• WHAT IS BEING ASKED:
Every line of the data that contains the string "React" must be copied.

• DATASET CONTENT:
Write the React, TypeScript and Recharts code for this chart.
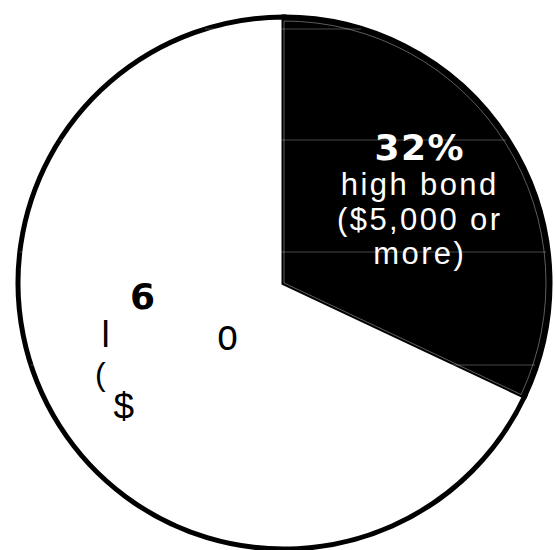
import React from 'react';
import { PieChart, Pie, Cell } from 'recharts';

// ---- data ----
const categories = ['high bond ($5,000 or more)', 'low bond'];
const shares = [32, 68];
const sliceColors = ['#000000', '#ffffff'];
const percentLabels = ['32%', '6'];
const highBondLines = ['high bond', '($5,000 or', 'more)'];
// visible fragments of the (mostly hidden) low-bond label
const lowBondFragments = ['l', 'o', '(', '$'];
// faint scan lines (offsets from pie centre, in px)
const scanLineOffsets = [-254, -143, -31, 82];

const data = categories.map((name, i) => ({ name, value: shares[i] }));

const RAD = Math.PI / 180;
const SANS = "'Liberation Sans', Arimo, Arial, Helvetica, sans-serif";
const BOLD = "'DejaVu Sans', 'Liberation Sans', Arial, sans-serif";

function renderLabel(props: any) {
  const { cx, cy, midAngle, outerRadius, index } = props;
  if (index === 0) {
    const R = outerRadius * 0.6;
    const ax = cx + R * Math.cos(-midAngle * RAD);
    const ay = cy + R * Math.sin(-midAngle * RAD);
    return (
      <g>
        {scanLineOffsets.map((dy, k) => {
          const half = Math.sqrt(Math.max(0, outerRadius * outerRadius - dy * dy));
          return (
            <line
              key={'s' + k}
              x1={cx - half}
              x2={cx + half - 2}
              y1={cy + dy}
              y2={cy + dy}
              stroke="#ffffff"
              strokeOpacity={0.28}
              strokeWidth={1}
            />
          );
        })}
        <text
          x={ax + 1}
          y={ay - 37}
          textAnchor="middle"
          fill="#fff"
          style={{ fontFamily: BOLD, fontWeight: 700, fontSize: 36, letterSpacing: 1.5 }}
        >
          {percentLabels[0]}
        </text>
        {highBondLines.map((t, k) => (
          <text
            key={k}
            x={ax + 1}
            y={ay - 2 + k * 34.5}
            textAnchor="middle"
            fill="#fff"
            style={{ fontFamily: SANS, fontSize: 31, letterSpacing: 2.4 }}
          >
            {t}
          </text>
        ))}
      </g>
    );
  }
  // low bond label: only fragments are visible in the reference
  const offs = [
    { dx: -182.5, dy: 63.5, size: 37 },
    { dx: -56.5, dy: 67, size: 37 },
    { dx: -189, dy: 102, size: 32 },
    { dx: -170.5, dy: 136, size: 37 },
  ];
  return (
    <g>
      <text
        x={cx - 154}
        y={cy + 26}
        fill="#000"
        style={{ fontFamily: BOLD, fontWeight: 700, fontSize: 36 }}
      >
        {percentLabels[1]}
      </text>
      {lowBondFragments.map((t, k) => {
        const o = offs[k];
        if (t === 'o') {
          return (
            <text
              key={k}
              transform={`translate(${cx + o.dx},${cy + o.dy}) scale(1,1.22)`}
              textAnchor="middle"
              fill="#000"
              style={{ fontFamily: SANS, fontSize: o.size }}
            >
              {t}
            </text>
          );
        }
        return (
          <text
            key={k}
            x={cx + o.dx}
            y={cy + o.dy}
            fill="#000"
            style={{ fontFamily: SANS, fontSize: o.size }}
          >
            {t}
          </text>
        );
      })}
    </g>
  );
}

export default function App() {
  return (
    <div style={{ position: 'absolute', left: 0, top: 0, width: 556, height: 550, background: '#fff' }}>
      <PieChart width={556} height={550} margin={{ top: 0, right: 0, bottom: 0, left: 0 }}>
        <Pie
          data={data}
          dataKey="value"
          nameKey="name"
          cx={284}
          cy={283}
          outerRadius={266}
          startAngle={90}
          endAngle={-270}
          stroke="#000"
          strokeWidth={5}
          isAnimationActive={false}
          labelLine={false}
          label={renderLabel}
        >
          {data.map((d, i) => (
            <Cell
              key={d.name}
              fill={sliceColors[i]}
              stroke="#000"
              strokeWidth={5}
              style={{ stroke: '#000', strokeWidth: 5 }}
            />
          ))}
        </Pie>
        <Pie
          data={data}
          dataKey="value"
          nameKey="name"
          cx={284}
          cy={283}
          outerRadius={262}
          startAngle={90}
          endAngle={-270}
          isAnimationActive={false}
          labelLine={false}
          label={false}
          fill="none"
        >
          {data.map((d, i) => (
            <Cell
              key={d.name}
              fill="none"
              stroke={i === 0 ? '#9a9a9a' : 'none'}
              strokeWidth={0.6}
            />
          ))}
        </Pie>
      </PieChart>
    </div>
  );
}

• TASK RESPONSE:
Write the React, TypeScript and Recharts code for this chart.
import React from 'react';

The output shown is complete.